Wednesday, October 30, 2019

Honda's Unconventional Hybrid System Has a One-Speed Gearbox (w/ Video)


Gasoline-electric hybrids are typically known for one thing: environmentally-conscious motoring. With that, expect sky-high fuel mileage and low tailpipe emissions at the expense of a sordid driving experience. Luckily for enthusiasts, Honda realized that the typical hybrid solution also didn’t fit well with their sporty nature. And so, they’ve developed this: the Sports Hybrid Intelligent Multi-Mode Drive or Sports Hybrid i-MMD.

While the name itself is clunky, the technology behind it is amazing. It automatically switches between three driving modes to provide the highest possible efficiency when driving. These modes comprise: EV Drive, where the lithium-ion battery supplies power to the electric propulsion motor directly; Hybrid Drive, where the engine supplies power to an electric generator motor, which in turn supplies it to the electric propulsion motor; and Engine Drive, where the engine is connected directly to the wheels via a lock-up clutch.



In most urban or city driving situations, the i-MMD will shuffle between Hybrid Drive and EV Drive. In Hybrid Drive, excess power from the petrol engine can also be diverted to recharge the battery via the generator motor. EV Drive permits pure-electric propulsion and can give a zero emissions range of about two kilometers depending on the driving condition and battery charge.

Meanwhile, the Engine Drive mode is the most efficient set-up for cruising at higher speeds and it can be supplemented by an on-demand power ‘boost’ from the electric propulsion motor to supplement engine torque under certain conditions. At a 60 km/h cruise, the i-MMD will typically run in EV Drive for more than half the time. At 100 km/h, it will be in EV Drive for approximately one third of the time.

The software ‘brain’ of the i-MMD system decides when to shuffle between these modes to maximize efficiency, without disturbing the driver or requiring any further thought or input from them.

Now, while the set-up resembles other hybrid vehicles—where an Atkinson cycle gasoline engine, propulsion motor, generator motor, and power control unit are all located under the hood, and a lithium-ion battery back housed under the trunk, the i-MMD does have one innovation: a fixed gear transmission.



Rather than using a conventional transmission, a single fixed-gear ratio creates a direct connection between moving components, resulting in a smoother transfer of torque.

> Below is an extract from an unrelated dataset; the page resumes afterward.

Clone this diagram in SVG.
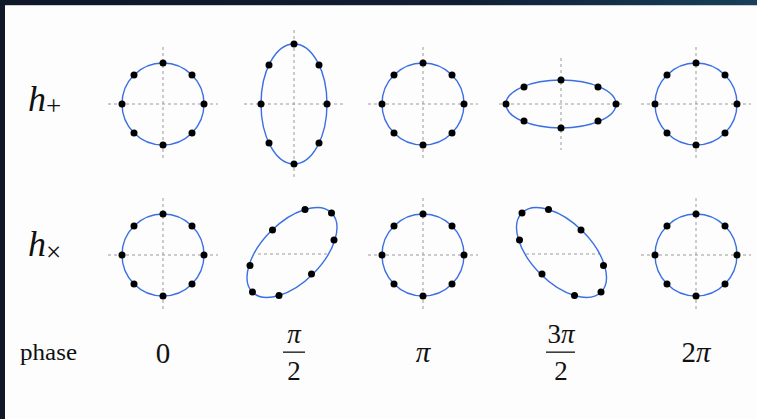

This format means Honda’s system is more compact than a planetary eCVT typically found in other hybrid vehicles, as well as being more refined.

Moreover, the transfer between power sources, including the engine stop-start function, is virtually imperceptible. The smooth transfer of torque means there is no driveline shunt or undesirable feedback through the pedals or steering wheel, and the near-silent powertrain means a vehicle equipped with i-MMD boasts outstanding NVH.

The first application of the i-MMD system happens to be larger Honda vehicles, particularly the likes of the CR-V and the Accord. In this set-up, the 2.0-liter i-MMD makes a respectable 184 horsepower and 315 Nm of torque—figures that match their conventionally-powered counterparts featuring the 1.5-liter VTEC Turbo engine. But, based on WLTP test protocols, it does 18.87 km/L. However, the more interesting application of the i-MMD system is found in the Civic-based Honda Insight. With a smaller, 1.5-liter displacement, it still makes a healthy 151 horsepower and 267 Nm of torque—yet, it delivers 22.1 km/L. Though Honda hasn’t confirmed it just yet, if this is the very same engine that they’ll fit in the all-new Jazz Hybrid, then you’re looking at a formidable pocket rocket.

As part of their 2030 Vision, the Honda Sports Hybrid i-MMD will form the cornerstone of their plan to reduce their emissions. Yet, it’s equally clear that while they want to produce environmentally-sound vehicles, they still aren’t willing to give up their sporty nature yet. By coming up with unique methods to electrify their vehicles such as the i-MMD system, Honda is able to chart a unique path, driven by one thing: their challenging spirit.